:: GOAL ::
Each line of the material must be repeated precisely, with the pictures left out.

:: SOURCE EXCERPT ::
◇ ◇ ◇ ◇ ◇ ◇ ◇

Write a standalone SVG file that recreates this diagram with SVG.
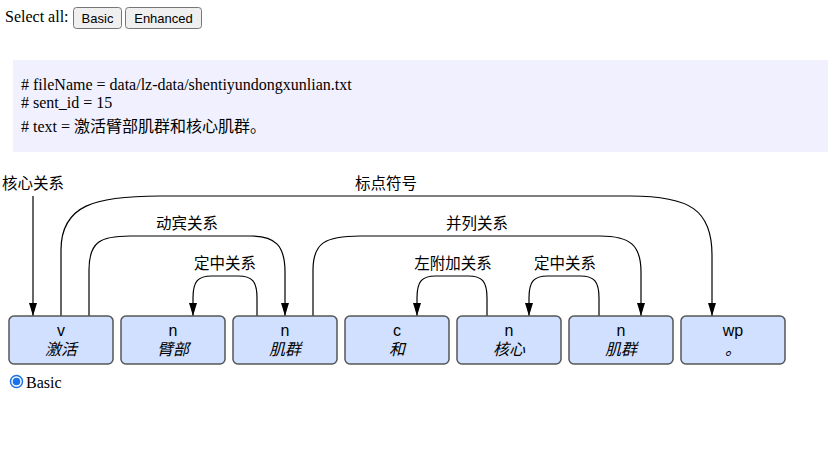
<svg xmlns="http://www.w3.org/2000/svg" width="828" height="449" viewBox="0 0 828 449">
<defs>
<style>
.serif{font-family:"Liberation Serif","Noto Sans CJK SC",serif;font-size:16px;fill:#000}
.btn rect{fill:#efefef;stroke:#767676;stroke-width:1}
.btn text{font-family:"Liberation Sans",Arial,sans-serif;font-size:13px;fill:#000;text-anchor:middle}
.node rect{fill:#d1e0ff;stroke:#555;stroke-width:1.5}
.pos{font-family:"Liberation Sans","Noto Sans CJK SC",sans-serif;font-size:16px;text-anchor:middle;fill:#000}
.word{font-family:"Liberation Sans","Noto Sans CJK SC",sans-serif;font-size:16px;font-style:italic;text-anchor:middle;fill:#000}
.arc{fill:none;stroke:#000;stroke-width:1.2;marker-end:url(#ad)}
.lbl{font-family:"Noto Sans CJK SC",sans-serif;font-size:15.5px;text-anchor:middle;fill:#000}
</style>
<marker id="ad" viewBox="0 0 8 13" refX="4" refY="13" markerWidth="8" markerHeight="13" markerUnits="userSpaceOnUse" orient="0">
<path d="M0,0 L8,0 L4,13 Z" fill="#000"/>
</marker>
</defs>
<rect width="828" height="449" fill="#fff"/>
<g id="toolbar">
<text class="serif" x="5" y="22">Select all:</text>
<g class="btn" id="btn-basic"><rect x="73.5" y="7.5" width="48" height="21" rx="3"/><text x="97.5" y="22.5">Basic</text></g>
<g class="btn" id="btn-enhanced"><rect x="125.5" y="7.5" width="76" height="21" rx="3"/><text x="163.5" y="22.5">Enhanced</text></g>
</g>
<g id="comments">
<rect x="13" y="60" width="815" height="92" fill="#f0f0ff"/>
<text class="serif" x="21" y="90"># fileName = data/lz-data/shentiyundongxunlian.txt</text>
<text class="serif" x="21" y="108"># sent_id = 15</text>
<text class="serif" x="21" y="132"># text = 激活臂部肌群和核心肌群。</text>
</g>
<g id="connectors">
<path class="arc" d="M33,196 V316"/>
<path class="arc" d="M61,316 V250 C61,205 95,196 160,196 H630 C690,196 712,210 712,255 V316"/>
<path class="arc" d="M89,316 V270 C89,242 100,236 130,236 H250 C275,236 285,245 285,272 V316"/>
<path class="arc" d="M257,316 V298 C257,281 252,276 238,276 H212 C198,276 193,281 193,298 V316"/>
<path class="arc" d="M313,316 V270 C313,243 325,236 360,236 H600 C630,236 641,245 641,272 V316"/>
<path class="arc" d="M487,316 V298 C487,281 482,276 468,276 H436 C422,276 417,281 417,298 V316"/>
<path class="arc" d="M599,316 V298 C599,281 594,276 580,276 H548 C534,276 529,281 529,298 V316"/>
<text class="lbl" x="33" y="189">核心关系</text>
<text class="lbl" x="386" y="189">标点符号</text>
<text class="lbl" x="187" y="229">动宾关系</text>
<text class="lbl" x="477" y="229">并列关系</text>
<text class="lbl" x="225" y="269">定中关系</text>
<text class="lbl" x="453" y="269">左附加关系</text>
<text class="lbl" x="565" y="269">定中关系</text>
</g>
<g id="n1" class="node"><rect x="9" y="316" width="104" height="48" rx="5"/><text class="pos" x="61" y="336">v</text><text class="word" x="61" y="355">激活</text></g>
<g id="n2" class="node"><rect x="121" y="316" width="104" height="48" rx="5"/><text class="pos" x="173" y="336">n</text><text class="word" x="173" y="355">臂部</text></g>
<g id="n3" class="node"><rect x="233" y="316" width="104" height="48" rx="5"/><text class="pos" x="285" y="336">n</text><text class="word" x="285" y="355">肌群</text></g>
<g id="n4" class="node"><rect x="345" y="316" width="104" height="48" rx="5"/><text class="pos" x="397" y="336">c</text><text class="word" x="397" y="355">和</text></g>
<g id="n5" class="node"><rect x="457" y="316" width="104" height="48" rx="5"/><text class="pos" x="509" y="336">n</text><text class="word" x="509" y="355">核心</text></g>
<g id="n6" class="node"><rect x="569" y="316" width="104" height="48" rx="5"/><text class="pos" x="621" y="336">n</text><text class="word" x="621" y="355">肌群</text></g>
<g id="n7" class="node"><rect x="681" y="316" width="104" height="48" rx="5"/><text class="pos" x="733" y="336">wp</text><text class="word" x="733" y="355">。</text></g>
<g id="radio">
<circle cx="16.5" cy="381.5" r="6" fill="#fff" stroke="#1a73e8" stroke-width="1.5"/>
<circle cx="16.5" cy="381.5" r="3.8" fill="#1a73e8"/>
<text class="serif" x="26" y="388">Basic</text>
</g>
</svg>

◇ ◇ ◇ ◇ ◇ ◇ ◇

:: CORRECT RESPONSE ::
Write a standalone SVG file that recreates this diagram with SVG.
<svg xmlns="http://www.w3.org/2000/svg" width="828" height="449" viewBox="0 0 828 449">
<defs>
<style>
.serif{font-family:"Liberation Serif","Noto Sans CJK SC",serif;font-size:16px;fill:#000}
.btn rect{fill:#efefef;stroke:#767676;stroke-width:1}
.btn text{font-family:"Liberation Sans",Arial,sans-serif;font-size:13px;fill:#000;text-anchor:middle}
.node rect{fill:#d1e0ff;stroke:#555;stroke-width:1.5}
.pos{font-family:"Liberation Sans","Noto Sans CJK SC",sans-serif;font-size:16px;text-anchor:middle;fill:#000}
.word{font-family:"Liberation Sans","Noto Sans CJK SC",sans-serif;font-size:16px;font-style:italic;text-anchor:middle;fill:#000}
.arc{fill:none;stroke:#000;stroke-width:1.2;marker-end:url(#ad)}
.lbl{font-family:"Noto Sans CJK SC",sans-serif;font-size:15.5px;text-anchor:middle;fill:#000}
</style>
<marker id="ad" viewBox="0 0 8 13" refX="4" refY="13" markerWidth="8" markerHeight="13" markerUnits="userSpaceOnUse" orient="0">
<path d="M0,0 L8,0 L4,13 Z" fill="#000"/>
</marker>
</defs>
<rect width="828" height="449" fill="#fff"/>
<g id="toolbar">
<text class="serif" x="5" y="22">Select all:</text>
<g class="btn" id="btn-basic"><rect x="73.5" y="7.5" width="48" height="21" rx="3"/><text x="97.5" y="22.5">Basic</text></g>
<g class="btn" id="btn-enhanced"><rect x="125.5" y="7.5" width="76" height="21" rx="3"/><text x="163.5" y="22.5">Enhanced</text></g>
</g>
<g id="comments">
<rect x="13" y="60" width="815" height="92" fill="#f0f0ff"/>
<text class="serif" x="21" y="90"># fileName = data/lz-data/shentiyundongxunlian.txt</text>
<text class="serif" x="21" y="108"># sent_id = 15</text>
<text class="serif" x="21" y="132"># text = 激活臂部肌群和核心肌群。</text>
</g>
<g id="connectors">
<path class="arc" d="M33,196 V316"/>
<path class="arc" d="M61,316 V250 C61,205 95,196 160,196 H630 C690,196 712,210 712,255 V316"/>
<path class="arc" d="M89,316 V270 C89,242 100,236 130,236 H250 C275,236 285,245 285,272 V316"/>
<path class="arc" d="M257,316 V298 C257,281 252,276 238,276 H212 C198,276 193,281 193,298 V316"/>
<path class="arc" d="M313,316 V270 C313,243 325,236 360,236 H600 C630,236 641,245 641,272 V316"/>
<path class="arc" d="M487,316 V298 C487,281 482,276 468,276 H436 C422,276 417,281 417,298 V316"/>
<path class="arc" d="M599,316 V298 C599,281 594,276 580,276 H548 C534,276 529,281 529,298 V316"/>
<text class="lbl" x="33" y="189">核心关系</text>
<text class="lbl" x="386" y="189">标点符号</text>
<text class="lbl" x="187" y="229">动宾关系</text>
<text class="lbl" x="477" y="229">并列关系</text>
<text class="lbl" x="225" y="269">定中关系</text>
<text class="lbl" x="453" y="269">左附加关系</text>
<text class="lbl" x="565" y="269">定中关系</text>
</g>
<g id="n1" class="node"><rect x="9" y="316" width="104" height="48" rx="5"/><text class="pos" x="61" y="336">v</text><text class="word" x="61" y="355">激活</text></g>
<g id="n2" class="node"><rect x="121" y="316" width="104" height="48" rx="5"/><text class="pos" x="173" y="336">n</text><text class="word" x="173" y="355">臂部</text></g>
<g id="n3" class="node"><rect x="233" y="316" width="104" height="48" rx="5"/><text class="pos" x="285" y="336">n</text><text class="word" x="285" y="355">肌群</text></g>
<g id="n4" class="node"><rect x="345" y="316" width="104" height="48" rx="5"/><text class="pos" x="397" y="336">c</text><text class="word" x="397" y="355">和</text></g>
<g id="n5" class="node"><rect x="457" y="316" width="104" height="48" rx="5"/><text class="pos" x="509" y="336">n</text><text class="word" x="509" y="355">核心</text></g>
<g id="n6" class="node"><rect x="569" y="316" width="104" height="48" rx="5"/><text class="pos" x="621" y="336">n</text><text class="word" x="621" y="355">肌群</text></g>
<g id="n7" class="node"><rect x="681" y="316" width="104" height="48" rx="5"/><text class="pos" x="733" y="336">wp</text><text class="word" x="733" y="355">。</text></g>
<g id="radio">
<circle cx="16.5" cy="381.5" r="6" fill="#fff" stroke="#1a73e8" stroke-width="1.5"/>
<circle cx="16.5" cy="381.5" r="3.8" fill="#1a73e8"/>
<text class="serif" x="26" y="388">Basic</text>
</g>
</svg>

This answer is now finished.